When talking about Big Data, the conversation tends to focus on Data Science and analytics. That is, the stories about Big Data that hit the front pages of the mainstream press and the hallway conversations taking place at events like Strata are mostly about all the cool new ways to use data to greater effect.
But Big Data Analytics doesn’t take place in a vacuum. It takes place in the enterprise. And any time you mix data and the enterprise, you can’t afford to ignore data management best practices. It may not be as sexy as predictive analytics, but failure to apply fundamental data management best practices to Big Data projects can lead not just to failed projects, but to potential legal consequences as well.
Specifically, Big Data practitioners must consider:
- Data Quality – How accurate, complete and reliable is the data in question? In traditional data management scenarios, this meant ensuring customer names and addresses were accurate and up-to-date, for example. In Big Data scenarios, things grow more complex. Does this Twitter handle for @JohnRSmith refer to my customer John R. Smith? Do these IP addresses and mobile app log data correlate to the user or users I think they do?

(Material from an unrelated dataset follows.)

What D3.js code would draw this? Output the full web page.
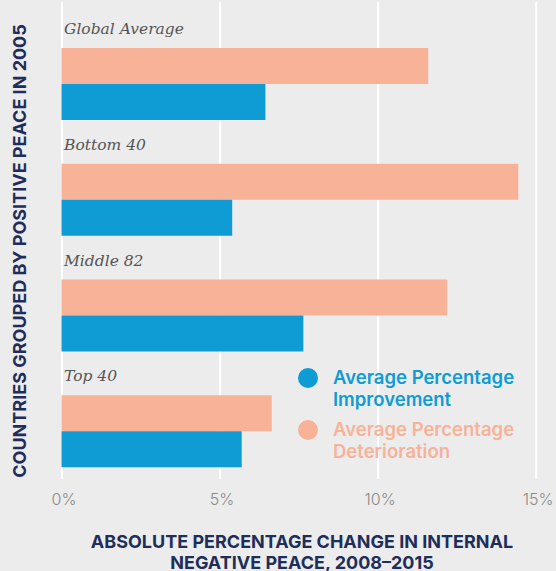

- Data Governance – What are acceptable uses of data? Who is authorized to analyze particular data sets? When should data be disposed of? In short, data governance refers to a comprehensive, predetermined set of policies to govern the entire data management lifecycle. Data governance is particularly important in highly-regulated industries, where the improper use of data can result in legal action. Big Data poses particular challenges to data governance. Much of the value of Big Data comes from merging disparate data sources, creating yet new data sources. How should these new data sources be governed and who should be allowed to analyze them? And if analysis results in “sensitive” data, which privacy safeguards need to be applied? And on and on.

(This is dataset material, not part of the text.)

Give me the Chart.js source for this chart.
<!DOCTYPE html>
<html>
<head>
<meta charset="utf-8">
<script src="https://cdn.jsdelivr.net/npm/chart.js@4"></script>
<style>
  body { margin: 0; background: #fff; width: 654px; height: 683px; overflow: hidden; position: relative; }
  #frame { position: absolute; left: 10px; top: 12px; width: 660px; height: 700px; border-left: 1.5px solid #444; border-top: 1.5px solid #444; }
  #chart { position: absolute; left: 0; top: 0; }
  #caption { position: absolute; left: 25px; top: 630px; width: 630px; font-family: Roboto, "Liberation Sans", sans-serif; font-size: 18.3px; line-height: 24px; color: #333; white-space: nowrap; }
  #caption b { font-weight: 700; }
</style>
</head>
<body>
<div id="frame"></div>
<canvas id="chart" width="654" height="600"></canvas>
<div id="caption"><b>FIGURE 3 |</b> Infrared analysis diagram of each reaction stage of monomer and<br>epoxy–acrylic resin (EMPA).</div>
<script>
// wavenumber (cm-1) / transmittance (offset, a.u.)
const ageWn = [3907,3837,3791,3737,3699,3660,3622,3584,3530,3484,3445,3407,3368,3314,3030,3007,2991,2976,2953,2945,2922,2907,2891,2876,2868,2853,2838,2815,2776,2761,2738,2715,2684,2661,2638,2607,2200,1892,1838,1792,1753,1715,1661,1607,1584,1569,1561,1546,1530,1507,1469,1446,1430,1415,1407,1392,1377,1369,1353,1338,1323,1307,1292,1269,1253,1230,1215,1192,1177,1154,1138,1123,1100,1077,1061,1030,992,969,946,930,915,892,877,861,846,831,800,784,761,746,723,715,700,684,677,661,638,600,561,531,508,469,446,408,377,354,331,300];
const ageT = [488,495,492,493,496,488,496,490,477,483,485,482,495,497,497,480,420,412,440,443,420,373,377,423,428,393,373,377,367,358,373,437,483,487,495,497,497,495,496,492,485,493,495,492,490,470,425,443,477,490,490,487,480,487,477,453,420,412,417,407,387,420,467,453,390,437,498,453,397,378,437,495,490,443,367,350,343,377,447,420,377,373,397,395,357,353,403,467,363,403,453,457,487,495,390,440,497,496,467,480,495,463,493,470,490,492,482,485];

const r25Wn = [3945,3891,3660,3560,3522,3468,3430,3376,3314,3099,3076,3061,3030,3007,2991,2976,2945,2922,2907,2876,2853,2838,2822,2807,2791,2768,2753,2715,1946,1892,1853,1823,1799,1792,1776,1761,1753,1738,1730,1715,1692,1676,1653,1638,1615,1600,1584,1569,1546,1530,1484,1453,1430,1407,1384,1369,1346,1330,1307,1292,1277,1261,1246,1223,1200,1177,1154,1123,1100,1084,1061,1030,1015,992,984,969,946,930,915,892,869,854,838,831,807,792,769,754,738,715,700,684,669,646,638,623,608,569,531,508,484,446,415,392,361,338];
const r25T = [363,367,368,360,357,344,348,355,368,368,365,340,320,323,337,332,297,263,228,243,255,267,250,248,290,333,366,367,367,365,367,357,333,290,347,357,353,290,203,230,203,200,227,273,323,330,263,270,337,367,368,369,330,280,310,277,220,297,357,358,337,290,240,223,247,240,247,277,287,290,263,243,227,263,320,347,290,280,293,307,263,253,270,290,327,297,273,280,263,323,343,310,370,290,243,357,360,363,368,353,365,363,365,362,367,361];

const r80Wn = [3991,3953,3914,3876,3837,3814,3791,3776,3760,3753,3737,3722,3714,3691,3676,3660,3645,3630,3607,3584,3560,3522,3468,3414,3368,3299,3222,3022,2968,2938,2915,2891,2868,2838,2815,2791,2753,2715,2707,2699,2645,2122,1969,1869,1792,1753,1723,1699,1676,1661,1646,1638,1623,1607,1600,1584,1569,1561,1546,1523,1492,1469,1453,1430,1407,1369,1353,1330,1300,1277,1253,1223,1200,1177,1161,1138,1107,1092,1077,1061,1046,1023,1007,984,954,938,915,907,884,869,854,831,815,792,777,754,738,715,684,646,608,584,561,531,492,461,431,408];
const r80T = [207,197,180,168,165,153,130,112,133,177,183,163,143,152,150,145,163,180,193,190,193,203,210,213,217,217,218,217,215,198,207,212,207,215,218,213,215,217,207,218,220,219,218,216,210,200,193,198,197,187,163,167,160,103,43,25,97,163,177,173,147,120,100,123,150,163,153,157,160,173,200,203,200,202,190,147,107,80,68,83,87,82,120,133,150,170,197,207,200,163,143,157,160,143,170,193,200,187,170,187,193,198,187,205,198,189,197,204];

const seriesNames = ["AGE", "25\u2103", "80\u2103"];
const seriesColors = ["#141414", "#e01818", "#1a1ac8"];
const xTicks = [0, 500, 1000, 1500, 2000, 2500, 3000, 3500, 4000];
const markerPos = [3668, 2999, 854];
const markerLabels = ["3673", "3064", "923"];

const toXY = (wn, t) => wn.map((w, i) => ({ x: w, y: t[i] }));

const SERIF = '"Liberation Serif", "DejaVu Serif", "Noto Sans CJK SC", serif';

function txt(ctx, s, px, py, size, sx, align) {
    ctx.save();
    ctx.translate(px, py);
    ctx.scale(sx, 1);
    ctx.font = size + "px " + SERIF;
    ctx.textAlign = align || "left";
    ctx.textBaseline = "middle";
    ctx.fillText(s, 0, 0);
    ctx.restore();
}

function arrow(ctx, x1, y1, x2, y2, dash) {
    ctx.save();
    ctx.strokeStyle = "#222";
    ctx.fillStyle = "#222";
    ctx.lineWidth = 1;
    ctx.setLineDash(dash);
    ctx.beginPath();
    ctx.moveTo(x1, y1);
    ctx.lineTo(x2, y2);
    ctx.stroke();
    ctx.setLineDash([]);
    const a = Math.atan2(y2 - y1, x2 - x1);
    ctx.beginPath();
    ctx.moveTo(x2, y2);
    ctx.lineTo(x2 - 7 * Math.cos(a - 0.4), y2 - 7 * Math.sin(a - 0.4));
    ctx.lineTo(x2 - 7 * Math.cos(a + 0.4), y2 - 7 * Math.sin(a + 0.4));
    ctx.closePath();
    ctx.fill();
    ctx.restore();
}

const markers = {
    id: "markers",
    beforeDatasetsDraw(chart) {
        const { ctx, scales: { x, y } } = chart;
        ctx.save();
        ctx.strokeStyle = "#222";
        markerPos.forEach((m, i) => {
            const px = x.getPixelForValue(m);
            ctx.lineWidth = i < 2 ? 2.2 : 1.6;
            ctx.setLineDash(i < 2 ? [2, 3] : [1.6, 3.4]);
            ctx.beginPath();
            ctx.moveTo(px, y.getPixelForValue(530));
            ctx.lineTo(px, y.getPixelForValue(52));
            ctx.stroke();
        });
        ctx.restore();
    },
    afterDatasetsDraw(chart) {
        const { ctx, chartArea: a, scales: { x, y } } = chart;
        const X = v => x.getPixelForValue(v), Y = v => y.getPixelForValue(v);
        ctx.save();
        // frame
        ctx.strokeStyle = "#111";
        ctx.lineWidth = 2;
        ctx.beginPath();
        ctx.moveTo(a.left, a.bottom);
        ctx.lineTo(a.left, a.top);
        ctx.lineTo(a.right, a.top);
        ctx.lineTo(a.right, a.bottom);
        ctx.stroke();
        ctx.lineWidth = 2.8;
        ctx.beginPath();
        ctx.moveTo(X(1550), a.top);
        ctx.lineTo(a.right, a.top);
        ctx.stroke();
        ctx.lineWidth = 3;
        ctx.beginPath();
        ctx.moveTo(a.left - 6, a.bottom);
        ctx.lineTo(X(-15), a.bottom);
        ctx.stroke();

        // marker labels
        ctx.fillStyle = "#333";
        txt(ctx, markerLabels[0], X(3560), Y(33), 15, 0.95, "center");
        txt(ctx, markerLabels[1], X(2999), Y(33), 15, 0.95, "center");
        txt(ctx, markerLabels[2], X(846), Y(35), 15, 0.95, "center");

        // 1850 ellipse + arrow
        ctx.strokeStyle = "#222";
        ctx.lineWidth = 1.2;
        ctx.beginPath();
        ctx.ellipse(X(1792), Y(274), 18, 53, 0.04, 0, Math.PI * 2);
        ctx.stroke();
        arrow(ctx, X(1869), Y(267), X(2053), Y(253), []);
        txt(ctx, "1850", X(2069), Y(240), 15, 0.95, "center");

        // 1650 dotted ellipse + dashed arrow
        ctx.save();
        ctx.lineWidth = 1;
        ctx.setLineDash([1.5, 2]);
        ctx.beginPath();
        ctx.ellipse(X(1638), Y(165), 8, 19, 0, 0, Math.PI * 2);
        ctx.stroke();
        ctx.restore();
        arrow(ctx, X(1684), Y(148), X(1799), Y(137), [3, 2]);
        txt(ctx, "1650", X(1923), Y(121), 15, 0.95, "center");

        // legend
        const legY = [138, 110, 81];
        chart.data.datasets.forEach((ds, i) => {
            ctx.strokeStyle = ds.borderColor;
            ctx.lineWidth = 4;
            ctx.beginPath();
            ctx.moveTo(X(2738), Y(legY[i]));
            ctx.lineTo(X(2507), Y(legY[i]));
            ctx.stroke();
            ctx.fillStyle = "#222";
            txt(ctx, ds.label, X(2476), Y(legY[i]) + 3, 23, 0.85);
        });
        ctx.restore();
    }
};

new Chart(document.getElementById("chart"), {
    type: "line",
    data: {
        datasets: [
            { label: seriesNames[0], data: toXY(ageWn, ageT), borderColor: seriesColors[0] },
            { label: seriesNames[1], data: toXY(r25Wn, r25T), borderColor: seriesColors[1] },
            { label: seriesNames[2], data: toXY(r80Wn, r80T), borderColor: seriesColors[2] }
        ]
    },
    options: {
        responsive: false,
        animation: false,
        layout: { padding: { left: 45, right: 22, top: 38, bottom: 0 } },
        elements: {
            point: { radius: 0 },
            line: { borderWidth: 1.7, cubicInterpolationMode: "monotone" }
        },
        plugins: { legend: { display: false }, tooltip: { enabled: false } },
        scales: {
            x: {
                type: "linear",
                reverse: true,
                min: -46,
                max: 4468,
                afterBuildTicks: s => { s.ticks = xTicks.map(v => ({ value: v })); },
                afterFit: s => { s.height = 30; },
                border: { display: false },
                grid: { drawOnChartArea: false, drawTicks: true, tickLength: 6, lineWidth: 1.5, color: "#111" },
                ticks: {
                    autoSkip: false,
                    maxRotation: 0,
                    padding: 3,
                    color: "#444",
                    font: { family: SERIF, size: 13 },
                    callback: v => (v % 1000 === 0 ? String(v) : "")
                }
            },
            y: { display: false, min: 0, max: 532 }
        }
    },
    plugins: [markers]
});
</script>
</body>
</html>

- Data Stewardship – Who “owns” a particular data set or data source? Data stewards typically are responsible for applying agreed metadata definitions to data sets and ensuring the accuracy of the data for particular use cases. In traditional environments, a product manager naturally would be the data steward for a product database. But in Big Data scenarios, who owns data streaming in from sensors on products in the field?
Unfortunately, data management best practices have been largely missing from the Big Data conversation. Though not entirely. Speaking at the aforementioned Strata Conference last week, IBM’s Anjul Bhambhri was one of the few attendees that touched on the issue live on theCUBE. She said:
“So when you look at all these different types of data that enterprises are trying to bring in – especially something like social data – there’s a lot of noise in that data. Not everything is relevant to a business. And to be able to filter and really get what they care about is important. And as things are going in production mode, enterprises have to be able to be confident about the quality of the data, be able to look at the lineage of the data and where it is coming from. … The same principals from the standpoint of data governance that apply to the structured world definitely apply to Big Data.”
This is an issue that is only going to become more crucial to the enterprise as Big Data projects move from PoCs to true production deployments supporting mission critical applications and workloads. Once Big Data projects actually start touching consumers, partners, and the outside world, data management best practices will in part determine their success or failure.